*SET PROBLEM:*
Copy out every line exactly, passing over the pictures.

*STORED DATA:*
= = =

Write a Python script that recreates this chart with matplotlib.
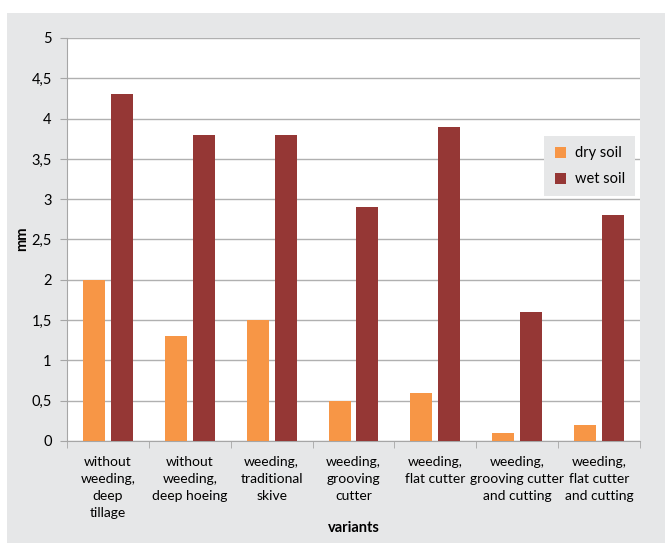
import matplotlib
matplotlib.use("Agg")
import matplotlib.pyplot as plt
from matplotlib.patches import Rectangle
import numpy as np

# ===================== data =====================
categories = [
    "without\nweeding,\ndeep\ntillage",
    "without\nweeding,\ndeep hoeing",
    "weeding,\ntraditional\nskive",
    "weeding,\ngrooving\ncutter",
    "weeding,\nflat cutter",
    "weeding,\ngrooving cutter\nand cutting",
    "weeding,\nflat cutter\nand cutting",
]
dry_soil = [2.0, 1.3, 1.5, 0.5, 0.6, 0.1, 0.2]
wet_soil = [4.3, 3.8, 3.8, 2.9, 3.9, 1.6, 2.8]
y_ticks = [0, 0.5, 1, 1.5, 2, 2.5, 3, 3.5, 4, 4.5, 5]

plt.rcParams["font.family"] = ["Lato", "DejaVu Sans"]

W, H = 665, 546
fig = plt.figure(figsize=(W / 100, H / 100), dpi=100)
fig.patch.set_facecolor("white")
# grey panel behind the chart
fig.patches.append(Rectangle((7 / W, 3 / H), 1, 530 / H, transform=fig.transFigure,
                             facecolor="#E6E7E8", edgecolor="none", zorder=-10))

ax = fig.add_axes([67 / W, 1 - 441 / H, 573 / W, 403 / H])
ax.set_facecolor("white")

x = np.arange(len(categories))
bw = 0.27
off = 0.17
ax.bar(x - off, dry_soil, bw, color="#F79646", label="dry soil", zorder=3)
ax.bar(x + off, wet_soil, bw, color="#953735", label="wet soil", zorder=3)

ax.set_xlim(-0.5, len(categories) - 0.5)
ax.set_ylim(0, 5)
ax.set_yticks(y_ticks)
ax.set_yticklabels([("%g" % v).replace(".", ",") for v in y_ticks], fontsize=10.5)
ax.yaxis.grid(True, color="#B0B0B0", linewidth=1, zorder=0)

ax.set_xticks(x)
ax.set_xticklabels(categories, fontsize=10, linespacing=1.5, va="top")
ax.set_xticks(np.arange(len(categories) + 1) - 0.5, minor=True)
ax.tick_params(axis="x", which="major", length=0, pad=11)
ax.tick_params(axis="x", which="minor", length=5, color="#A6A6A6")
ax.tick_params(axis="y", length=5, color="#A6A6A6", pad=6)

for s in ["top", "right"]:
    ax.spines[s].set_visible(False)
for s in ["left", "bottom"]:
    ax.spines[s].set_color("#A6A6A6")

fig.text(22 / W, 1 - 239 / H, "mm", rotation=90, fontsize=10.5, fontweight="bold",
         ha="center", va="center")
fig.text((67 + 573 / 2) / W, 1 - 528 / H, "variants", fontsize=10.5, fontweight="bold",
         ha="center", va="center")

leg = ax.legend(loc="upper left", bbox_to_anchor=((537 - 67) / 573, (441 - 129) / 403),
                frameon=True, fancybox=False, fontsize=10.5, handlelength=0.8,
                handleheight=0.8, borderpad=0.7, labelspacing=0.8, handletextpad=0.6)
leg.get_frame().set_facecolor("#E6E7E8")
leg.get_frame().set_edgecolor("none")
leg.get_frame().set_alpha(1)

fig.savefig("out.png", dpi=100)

= = =

*THE COMPLETED TASK:*
Write a Python script that recreates this chart with matplotlib.
import matplotlib
matplotlib.use("Agg")
import matplotlib.pyplot as plt
from matplotlib.patches import Rectangle
import numpy as np

# ===================== data =====================
categories = [
    "without\nweeding,\ndeep\ntillage",
    "without\nweeding,\ndeep hoeing",
    "weeding,\ntraditional\nskive",
    "weeding,\ngrooving\ncutter",
    "weeding,\nflat cutter",
    "weeding,\ngrooving cutter\nand cutting",
    "weeding,\nflat cutter\nand cutting",
]
dry_soil = [2.0, 1.3, 1.5, 0.5, 0.6, 0.1, 0.2]
wet_soil = [4.3, 3.8, 3.8, 2.9, 3.9, 1.6, 2.8]
y_ticks = [0, 0.5, 1, 1.5, 2, 2.5, 3, 3.5, 4, 4.5, 5]

plt.rcParams["font.family"] = ["Lato", "DejaVu Sans"]

W, H = 665, 546
fig = plt.figure(figsize=(W / 100, H / 100), dpi=100)
fig.patch.set_facecolor("white")
# grey panel behind the chart
fig.patches.append(Rectangle((7 / W, 3 / H), 1, 530 / H, transform=fig.transFigure,
                             facecolor="#E6E7E8", edgecolor="none", zorder=-10))

ax = fig.add_axes([67 / W, 1 - 441 / H, 573 / W, 403 / H])
ax.set_facecolor("white")

x = np.arange(len(categories))
bw = 0.27
off = 0.17
ax.bar(x - off, dry_soil, bw, color="#F79646", label="dry soil", zorder=3)
ax.bar(x + off, wet_soil, bw, color="#953735", label="wet soil", zorder=3)

ax.set_xlim(-0.5, len(categories) - 0.5)
ax.set_ylim(0, 5)
ax.set_yticks(y_ticks)
ax.set_yticklabels([("%g" % v).replace(".", ",") for v in y_ticks], fontsize=10.5)
ax.yaxis.grid(True, color="#B0B0B0", linewidth=1, zorder=0)

ax.set_xticks(x)
ax.set_xticklabels(categories, fontsize=10, linespacing=1.5, va="top")
ax.set_xticks(np.arange(len(categories) + 1) - 0.5, minor=True)
ax.tick_params(axis="x", which="major", length=0, pad=11)
ax.tick_params(axis="x", which="minor", length=5, color="#A6A6A6")
ax.tick_params(axis="y", length=5, color="#A6A6A6", pad=6)

for s in ["top", "right"]:
    ax.spines[s].set_visible(False)
for s in ["left", "bottom"]:
    ax.spines[s].set_color("#A6A6A6")

fig.text(22 / W, 1 - 239 / H, "mm", rotation=90, fontsize=10.5, fontweight="bold",
         ha="center", va="center")
fig.text((67 + 573 / 2) / W, 1 - 528 / H, "variants", fontsize=10.5, fontweight="bold",
         ha="center", va="center")

leg = ax.legend(loc="upper left", bbox_to_anchor=((537 - 67) / 573, (441 - 129) / 403),
                frameon=True, fancybox=False, fontsize=10.5, handlelength=0.8,
                handleheight=0.8, borderpad=0.7, labelspacing=0.8, handletextpad=0.6)
leg.get_frame().set_facecolor("#E6E7E8")
leg.get_frame().set_edgecolor("none")
leg.get_frame().set_alpha(1)

fig.savefig("out.png", dpi=100)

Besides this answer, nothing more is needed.